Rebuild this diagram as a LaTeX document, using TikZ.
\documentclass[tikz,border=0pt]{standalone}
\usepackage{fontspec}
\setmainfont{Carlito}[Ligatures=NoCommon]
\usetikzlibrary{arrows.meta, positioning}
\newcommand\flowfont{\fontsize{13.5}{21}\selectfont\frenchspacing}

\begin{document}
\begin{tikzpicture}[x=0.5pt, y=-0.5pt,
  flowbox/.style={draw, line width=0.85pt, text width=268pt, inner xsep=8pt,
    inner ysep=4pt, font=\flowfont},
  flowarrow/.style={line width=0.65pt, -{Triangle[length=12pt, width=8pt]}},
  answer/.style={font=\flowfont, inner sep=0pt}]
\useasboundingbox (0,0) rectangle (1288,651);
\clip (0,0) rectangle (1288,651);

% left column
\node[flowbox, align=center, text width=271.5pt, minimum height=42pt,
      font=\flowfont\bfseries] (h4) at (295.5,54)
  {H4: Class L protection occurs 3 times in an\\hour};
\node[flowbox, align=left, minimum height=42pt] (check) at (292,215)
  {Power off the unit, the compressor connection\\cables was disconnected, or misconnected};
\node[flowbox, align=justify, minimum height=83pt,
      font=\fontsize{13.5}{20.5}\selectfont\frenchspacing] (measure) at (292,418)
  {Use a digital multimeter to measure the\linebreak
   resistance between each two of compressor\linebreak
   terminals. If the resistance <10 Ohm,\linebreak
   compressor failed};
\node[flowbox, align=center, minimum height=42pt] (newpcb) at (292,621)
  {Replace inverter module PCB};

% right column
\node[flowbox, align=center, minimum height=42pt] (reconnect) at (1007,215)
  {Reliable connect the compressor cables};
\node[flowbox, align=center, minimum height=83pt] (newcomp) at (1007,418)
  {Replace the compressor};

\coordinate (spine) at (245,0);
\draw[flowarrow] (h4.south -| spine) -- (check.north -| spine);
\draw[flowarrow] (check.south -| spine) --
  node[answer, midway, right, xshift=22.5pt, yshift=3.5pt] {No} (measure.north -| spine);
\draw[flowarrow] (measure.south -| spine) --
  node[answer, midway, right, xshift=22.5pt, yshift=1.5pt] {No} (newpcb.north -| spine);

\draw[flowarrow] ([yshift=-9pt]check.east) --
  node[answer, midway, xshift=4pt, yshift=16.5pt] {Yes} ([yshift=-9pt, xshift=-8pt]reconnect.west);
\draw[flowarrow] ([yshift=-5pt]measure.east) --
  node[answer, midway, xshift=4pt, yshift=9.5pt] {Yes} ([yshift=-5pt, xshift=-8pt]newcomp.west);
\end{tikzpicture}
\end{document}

--------

* _Given problem_:
Retype the whole listing, matching it exactly.

* _Response to the task_:
Rebuild this diagram as a LaTeX document, using TikZ.
\documentclass[tikz,border=0pt]{standalone}
\usepackage{fontspec}
\setmainfont{Carlito}[Ligatures=NoCommon]
\usetikzlibrary{arrows.meta, positioning}
\newcommand\flowfont{\fontsize{13.5}{21}\selectfont\frenchspacing}

\begin{document}
\begin{tikzpicture}[x=0.5pt, y=-0.5pt,
  flowbox/.style={draw, line width=0.85pt, text width=268pt, inner xsep=8pt,
    inner ysep=4pt, font=\flowfont},
  flowarrow/.style={line width=0.65pt, -{Triangle[length=12pt, width=8pt]}},
  answer/.style={font=\flowfont, inner sep=0pt}]
\useasboundingbox (0,0) rectangle (1288,651);
\clip (0,0) rectangle (1288,651);

% left column
\node[flowbox, align=center, text width=271.5pt, minimum height=42pt,
      font=\flowfont\bfseries] (h4) at (295.5,54)
  {H4: Class L protection occurs 3 times in an\\hour};
\node[flowbox, align=left, minimum height=42pt] (check) at (292,215)
  {Power off the unit, the compressor connection\\cables was disconnected, or misconnected};
\node[flowbox, align=justify, minimum height=83pt,
      font=\fontsize{13.5}{20.5}\selectfont\frenchspacing] (measure) at (292,418)
  {Use a digital multimeter to measure the\linebreak
   resistance between each two of compressor\linebreak
   terminals. If the resistance <10 Ohm,\linebreak
   compressor failed};
\node[flowbox, align=center, minimum height=42pt] (newpcb) at (292,621)
  {Replace inverter module PCB};

% right column
\node[flowbox, align=center, minimum height=42pt] (reconnect) at (1007,215)
  {Reliable connect the compressor cables};
\node[flowbox, align=center, minimum height=83pt] (newcomp) at (1007,418)
  {Replace the compressor};

\coordinate (spine) at (245,0);
\draw[flowarrow] (h4.south -| spine) -- (check.north -| spine);
\draw[flowarrow] (check.south -| spine) --
  node[answer, midway, right, xshift=22.5pt, yshift=3.5pt] {No} (measure.north -| spine);
\draw[flowarrow] (measure.south -| spine) --
  node[answer, midway, right, xshift=22.5pt, yshift=1.5pt] {No} (newpcb.north -| spine);

\draw[flowarrow] ([yshift=-9pt]check.east) --
  node[answer, midway, xshift=4pt, yshift=16.5pt] {Yes} ([yshift=-9pt, xshift=-8pt]reconnect.west);
\draw[flowarrow] ([yshift=-5pt]measure.east) --
  node[answer, midway, xshift=4pt, yshift=9.5pt] {Yes} ([yshift=-5pt, xshift=-8pt]newcomp.west);
\end{tikzpicture}
\end{document}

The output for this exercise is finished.